When it comes down to it, I don't want my work to be viewed through either a Rothfussian lens or a Sandersonian.

Add to that the reality that identity politics is a cut carotid and is still managing, with all the strength and vigor of a vital artery, to hemorrhage all over the place. I don't want a potential reader to be deterred from picking up my book because the title has Man in it. Trust me when I say that while men certainly feature prominently, so do women, and they both make mistakes.

So, a sea change. The inspiration struck on a walk, and if you really want to know, I was enjoying a pretty mundane thought whilst ambling about at golden hour, and it was, "I love a land when shadows grow tall." The sun was at a slant and the shadows at that time were tall, you see. My brain instantly scolded itself. 'A land is the description used to describe a country, a nation, a city-state or what-have-you, dummy,' certainly not the sloped chaparral I was then amongst. So I revised it in my head, 'I love the land when shadows grow tall.' At which point my brain begins to hum again, this time with tiny pings of positive reinforcement, 'Ooh, so clever. Well done, you. That has a nice ring to it. Oh...'

My book, the book I'd named haphazardly and in a hurry. People were asking, and I needed an answer, so I scanned the first three chapters for a line and out came a (derivative) title.

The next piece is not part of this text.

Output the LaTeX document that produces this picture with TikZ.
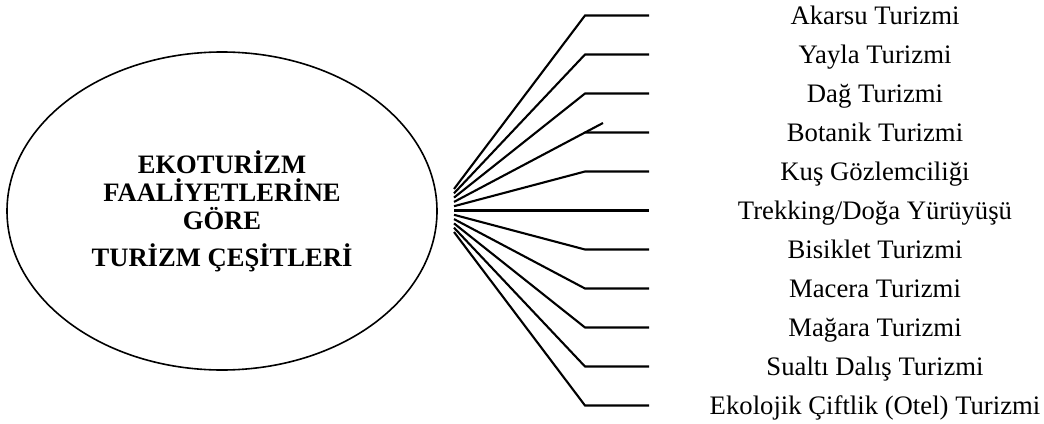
\documentclass[tikz,border=0pt]{standalone}
\usepackage{fontspec}
\setmainfont{Liberation Serif}
\usetikzlibrary{shapes.geometric}
\begin{document}
\begin{tikzpicture}[x=1pt,y=-1pt,
  fan/.style={line width=2.1pt},
  hub/.style={ellipse, draw, line width=1.6pt, minimum width=430pt, minimum height=318pt, align=center, inner sep=0pt,
    font=\bfseries\fontsize{26.6}{28}\selectfont},
  item/.style={font=\fontsize{26.7}{30}\selectfont, anchor=base, inner sep=0pt}]
\useasboundingbox (0,0) rectangle (1044,423);
\node[hub] (hub) at (222,211) {EKOTURİZM\\FAALİYETLERİNE\\GÖRE\\[9pt]TURİZM ÇEŞİTLERİ};
\foreach \i in {0,...,10}{
  \coordinate (o\i) at (454,189+4.3*\i);
  \coordinate (c\i) at (585,15.5+39*\i);
  \coordinate (h\i) at (649,15.5+39*\i);
  \draw[fan] (o\i) -- (c\i) -- (h\i);
}
\coordinate (x3) at (603,123);
\draw[fan] (c3) -- (x3);
\foreach \t [count=\i from 0] in {Akarsu Turizmi, Yayla Turizmi, Dağ Turizmi, Botanik Turizmi, Kuş Gözlemciliği, Trekking/Doğa Yürüyüşü, Bisiklet Turizmi, Macera Turizmi, Mağara Turizmi, Sualtı Dalış Turizmi, Ekolojik Çiftlik (Otel) Turizmi}
  \node[item] (t\i) at (875,24.5+39*\i) {\t};
\end{tikzpicture}
\end{document}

But "When Shadows Grow Tall..." Cue a frenzied mental detailing of everything that happens in the book - the first of a trilogy, the ostensible sunset (and what follows but midnight and the dawn?), the set-up, the character studies, the darkness which looms...

It was perfect, and I more or less (after crowd-sourcing a comparative vote, of course) changed it the next day. I didn't even have to write in a line to justify it; it was already there in the text all along.

And so I present to you, When Shadows Grow Tall, an epic quest fantasy with men and women, boys and girls. Like all epics, it is an examination of not one thing, but many: freedom, equity, truth, free will, how to effectively forage flora and fauna in the wild and more. I hope that you will enjoy.